### Dataset content
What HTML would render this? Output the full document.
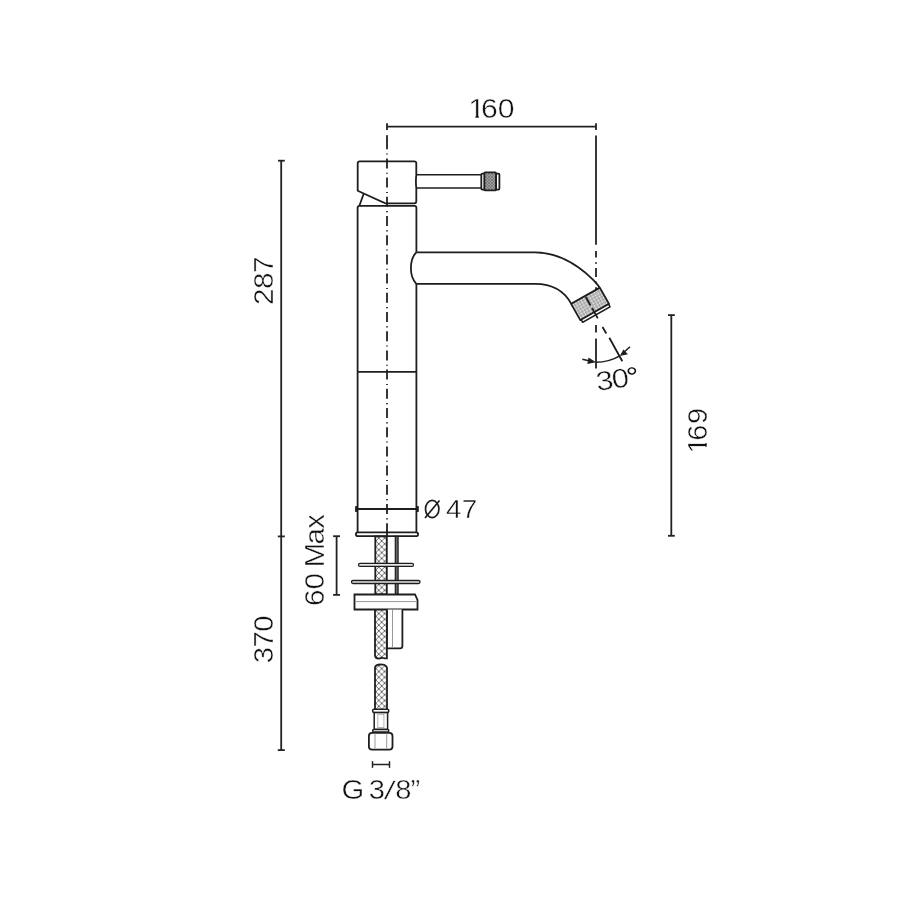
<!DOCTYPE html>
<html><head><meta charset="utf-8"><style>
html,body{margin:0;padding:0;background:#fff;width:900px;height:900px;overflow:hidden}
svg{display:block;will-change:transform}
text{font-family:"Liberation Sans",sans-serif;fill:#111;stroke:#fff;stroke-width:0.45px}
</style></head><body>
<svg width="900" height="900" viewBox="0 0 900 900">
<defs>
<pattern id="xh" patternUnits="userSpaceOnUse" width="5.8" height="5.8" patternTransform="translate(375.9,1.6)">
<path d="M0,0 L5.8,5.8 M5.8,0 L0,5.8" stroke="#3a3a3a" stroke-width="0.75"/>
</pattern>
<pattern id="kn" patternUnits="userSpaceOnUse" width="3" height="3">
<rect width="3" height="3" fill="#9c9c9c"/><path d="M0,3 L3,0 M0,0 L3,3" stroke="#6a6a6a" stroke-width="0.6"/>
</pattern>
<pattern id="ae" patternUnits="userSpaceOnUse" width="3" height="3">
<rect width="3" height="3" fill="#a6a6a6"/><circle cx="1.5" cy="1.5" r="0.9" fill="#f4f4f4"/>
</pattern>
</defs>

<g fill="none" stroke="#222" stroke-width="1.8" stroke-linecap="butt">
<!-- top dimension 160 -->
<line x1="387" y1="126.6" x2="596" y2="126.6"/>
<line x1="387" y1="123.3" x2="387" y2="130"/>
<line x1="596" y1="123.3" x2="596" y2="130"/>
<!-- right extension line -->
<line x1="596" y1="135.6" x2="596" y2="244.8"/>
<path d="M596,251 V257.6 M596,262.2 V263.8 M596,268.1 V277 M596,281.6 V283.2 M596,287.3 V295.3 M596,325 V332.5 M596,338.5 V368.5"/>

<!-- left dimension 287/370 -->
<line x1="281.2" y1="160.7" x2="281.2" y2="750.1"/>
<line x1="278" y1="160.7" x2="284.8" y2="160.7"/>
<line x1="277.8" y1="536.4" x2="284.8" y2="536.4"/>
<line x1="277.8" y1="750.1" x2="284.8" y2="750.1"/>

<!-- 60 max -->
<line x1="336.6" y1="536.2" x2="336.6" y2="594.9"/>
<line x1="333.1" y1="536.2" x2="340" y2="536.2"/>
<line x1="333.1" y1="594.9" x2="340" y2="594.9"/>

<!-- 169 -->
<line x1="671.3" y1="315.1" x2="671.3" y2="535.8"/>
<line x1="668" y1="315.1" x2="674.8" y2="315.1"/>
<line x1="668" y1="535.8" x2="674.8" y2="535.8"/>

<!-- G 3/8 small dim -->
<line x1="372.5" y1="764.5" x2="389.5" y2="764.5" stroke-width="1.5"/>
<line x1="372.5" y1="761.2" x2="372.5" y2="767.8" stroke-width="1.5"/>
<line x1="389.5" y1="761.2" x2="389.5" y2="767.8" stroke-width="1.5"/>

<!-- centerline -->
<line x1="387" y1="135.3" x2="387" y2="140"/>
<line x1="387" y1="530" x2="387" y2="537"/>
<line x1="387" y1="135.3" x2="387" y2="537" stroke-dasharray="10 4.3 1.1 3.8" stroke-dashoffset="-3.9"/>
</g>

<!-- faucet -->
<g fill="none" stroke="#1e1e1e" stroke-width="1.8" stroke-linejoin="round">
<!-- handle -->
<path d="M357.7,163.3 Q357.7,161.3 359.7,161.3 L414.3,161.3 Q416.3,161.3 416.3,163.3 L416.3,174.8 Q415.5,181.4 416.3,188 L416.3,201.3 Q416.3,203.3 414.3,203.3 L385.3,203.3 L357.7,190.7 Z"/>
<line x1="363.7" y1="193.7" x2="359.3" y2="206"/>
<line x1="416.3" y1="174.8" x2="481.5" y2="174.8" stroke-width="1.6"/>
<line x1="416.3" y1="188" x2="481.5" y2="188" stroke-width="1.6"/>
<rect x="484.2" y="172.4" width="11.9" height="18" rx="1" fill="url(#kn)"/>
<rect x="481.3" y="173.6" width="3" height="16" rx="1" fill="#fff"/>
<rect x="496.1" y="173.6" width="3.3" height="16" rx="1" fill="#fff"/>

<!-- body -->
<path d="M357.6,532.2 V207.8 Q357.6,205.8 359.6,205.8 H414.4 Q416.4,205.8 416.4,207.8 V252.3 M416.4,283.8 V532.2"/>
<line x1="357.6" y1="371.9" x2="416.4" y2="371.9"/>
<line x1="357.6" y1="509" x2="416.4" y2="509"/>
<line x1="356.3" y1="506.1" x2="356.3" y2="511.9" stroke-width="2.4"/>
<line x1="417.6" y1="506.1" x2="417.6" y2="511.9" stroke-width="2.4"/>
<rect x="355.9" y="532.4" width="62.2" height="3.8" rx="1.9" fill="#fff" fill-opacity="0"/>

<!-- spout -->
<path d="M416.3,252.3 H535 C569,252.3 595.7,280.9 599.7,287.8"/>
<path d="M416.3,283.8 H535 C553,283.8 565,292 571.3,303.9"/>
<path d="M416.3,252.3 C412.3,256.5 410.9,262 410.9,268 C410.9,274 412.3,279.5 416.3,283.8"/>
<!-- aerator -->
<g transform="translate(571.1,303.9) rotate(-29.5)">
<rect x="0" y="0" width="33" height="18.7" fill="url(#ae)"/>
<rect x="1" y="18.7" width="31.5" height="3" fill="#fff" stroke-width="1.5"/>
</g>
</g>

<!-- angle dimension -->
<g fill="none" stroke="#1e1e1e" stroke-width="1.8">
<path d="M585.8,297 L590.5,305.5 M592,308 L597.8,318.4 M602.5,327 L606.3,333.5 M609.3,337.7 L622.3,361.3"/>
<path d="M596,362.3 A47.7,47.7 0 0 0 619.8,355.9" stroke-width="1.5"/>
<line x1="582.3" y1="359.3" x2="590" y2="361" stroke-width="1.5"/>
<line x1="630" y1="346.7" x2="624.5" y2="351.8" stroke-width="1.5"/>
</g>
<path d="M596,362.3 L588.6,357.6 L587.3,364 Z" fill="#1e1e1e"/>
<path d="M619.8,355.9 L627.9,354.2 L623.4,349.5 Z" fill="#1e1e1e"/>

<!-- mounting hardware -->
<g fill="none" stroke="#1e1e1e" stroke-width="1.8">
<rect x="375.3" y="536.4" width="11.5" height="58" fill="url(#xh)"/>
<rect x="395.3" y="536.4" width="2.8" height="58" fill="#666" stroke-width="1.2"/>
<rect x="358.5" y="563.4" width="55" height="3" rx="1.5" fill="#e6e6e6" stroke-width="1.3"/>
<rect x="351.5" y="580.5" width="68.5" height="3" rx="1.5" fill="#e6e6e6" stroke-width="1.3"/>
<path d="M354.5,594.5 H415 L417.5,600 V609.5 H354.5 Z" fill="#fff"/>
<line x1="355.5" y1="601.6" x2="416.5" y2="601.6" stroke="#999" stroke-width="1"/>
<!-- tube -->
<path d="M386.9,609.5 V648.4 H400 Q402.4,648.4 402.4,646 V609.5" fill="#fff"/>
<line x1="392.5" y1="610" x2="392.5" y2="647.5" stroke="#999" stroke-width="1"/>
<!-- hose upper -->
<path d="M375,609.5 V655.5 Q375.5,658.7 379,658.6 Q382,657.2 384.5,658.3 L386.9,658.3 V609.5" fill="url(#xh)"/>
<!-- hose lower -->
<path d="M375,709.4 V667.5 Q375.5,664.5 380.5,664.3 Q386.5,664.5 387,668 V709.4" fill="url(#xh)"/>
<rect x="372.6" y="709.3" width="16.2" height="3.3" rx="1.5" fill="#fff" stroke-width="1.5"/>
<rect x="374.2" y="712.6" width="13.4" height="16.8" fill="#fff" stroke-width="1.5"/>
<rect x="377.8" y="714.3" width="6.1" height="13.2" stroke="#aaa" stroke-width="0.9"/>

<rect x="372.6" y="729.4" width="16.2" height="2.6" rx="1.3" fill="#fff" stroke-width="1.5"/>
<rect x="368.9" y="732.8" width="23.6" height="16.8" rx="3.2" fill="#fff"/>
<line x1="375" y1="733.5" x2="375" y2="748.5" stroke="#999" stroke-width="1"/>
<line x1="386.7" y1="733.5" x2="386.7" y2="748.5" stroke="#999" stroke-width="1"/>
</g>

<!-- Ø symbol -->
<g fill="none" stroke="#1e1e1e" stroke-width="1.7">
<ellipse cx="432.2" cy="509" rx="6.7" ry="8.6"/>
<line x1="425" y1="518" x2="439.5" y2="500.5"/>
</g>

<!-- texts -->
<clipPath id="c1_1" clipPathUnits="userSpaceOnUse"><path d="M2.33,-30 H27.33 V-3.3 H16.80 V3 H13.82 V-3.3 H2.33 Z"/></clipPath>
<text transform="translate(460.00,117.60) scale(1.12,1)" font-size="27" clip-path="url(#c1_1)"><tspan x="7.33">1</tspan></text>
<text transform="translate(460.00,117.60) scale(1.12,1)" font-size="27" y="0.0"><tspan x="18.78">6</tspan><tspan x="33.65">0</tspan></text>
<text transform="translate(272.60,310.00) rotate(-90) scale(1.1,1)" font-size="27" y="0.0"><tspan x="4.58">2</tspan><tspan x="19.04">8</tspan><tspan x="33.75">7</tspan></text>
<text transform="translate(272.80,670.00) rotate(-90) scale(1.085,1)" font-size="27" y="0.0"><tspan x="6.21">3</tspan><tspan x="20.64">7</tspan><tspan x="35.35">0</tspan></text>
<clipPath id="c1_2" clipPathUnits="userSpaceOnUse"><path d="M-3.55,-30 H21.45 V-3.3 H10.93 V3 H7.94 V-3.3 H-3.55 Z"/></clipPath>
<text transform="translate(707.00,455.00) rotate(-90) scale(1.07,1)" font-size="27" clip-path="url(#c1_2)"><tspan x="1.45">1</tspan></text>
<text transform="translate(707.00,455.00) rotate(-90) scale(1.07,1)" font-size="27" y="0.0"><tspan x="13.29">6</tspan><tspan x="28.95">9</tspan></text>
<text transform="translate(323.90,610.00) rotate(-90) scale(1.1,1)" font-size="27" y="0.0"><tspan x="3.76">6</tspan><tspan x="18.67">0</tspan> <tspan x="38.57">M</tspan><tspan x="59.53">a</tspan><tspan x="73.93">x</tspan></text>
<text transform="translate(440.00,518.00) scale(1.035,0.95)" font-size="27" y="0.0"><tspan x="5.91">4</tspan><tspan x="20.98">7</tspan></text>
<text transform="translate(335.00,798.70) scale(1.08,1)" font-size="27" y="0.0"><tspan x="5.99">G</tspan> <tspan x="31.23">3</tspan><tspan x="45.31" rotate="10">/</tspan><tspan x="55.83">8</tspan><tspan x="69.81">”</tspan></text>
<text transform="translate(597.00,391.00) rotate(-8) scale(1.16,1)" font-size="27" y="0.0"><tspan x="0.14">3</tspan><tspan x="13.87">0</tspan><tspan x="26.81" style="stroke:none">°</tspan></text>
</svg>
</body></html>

### Task prompt
Write out again, exactly, the lines from the start of the listing up to the line containing "V257.6 M596,262.2 V263.8", with both ends and without pictures.

### The response
What HTML would render this? Output the full document.
<!DOCTYPE html>
<html><head><meta charset="utf-8"><style>
html,body{margin:0;padding:0;background:#fff;width:900px;height:900px;overflow:hidden}
svg{display:block;will-change:transform}
text{font-family:"Liberation Sans",sans-serif;fill:#111;stroke:#fff;stroke-width:0.45px}
</style></head><body>
<svg width="900" height="900" viewBox="0 0 900 900">
<defs>
<pattern id="xh" patternUnits="userSpaceOnUse" width="5.8" height="5.8" patternTransform="translate(375.9,1.6)">
<path d="M0,0 L5.8,5.8 M5.8,0 L0,5.8" stroke="#3a3a3a" stroke-width="0.75"/>
</pattern>
<pattern id="kn" patternUnits="userSpaceOnUse" width="3" height="3">
<rect width="3" height="3" fill="#9c9c9c"/><path d="M0,3 L3,0 M0,0 L3,3" stroke="#6a6a6a" stroke-width="0.6"/>
</pattern>
<pattern id="ae" patternUnits="userSpaceOnUse" width="3" height="3">
<rect width="3" height="3" fill="#a6a6a6"/><circle cx="1.5" cy="1.5" r="0.9" fill="#f4f4f4"/>
</pattern>
</defs>

<g fill="none" stroke="#222" stroke-width="1.8" stroke-linecap="butt">
<!-- top dimension 160 -->
<line x1="387" y1="126.6" x2="596" y2="126.6"/>
<line x1="387" y1="123.3" x2="387" y2="130"/>
<line x1="596" y1="123.3" x2="596" y2="130"/>
<!-- right extension line -->
<line x1="596" y1="135.6" x2="596" y2="244.8"/>
<path d="M596,251 V257.6 M596,262.2 V263.8 M596,268.1 V277 M596,281.6 V283.2 M596,287.3 V295.3 M596,325 V332.5 M596,338.5 V368.5"/>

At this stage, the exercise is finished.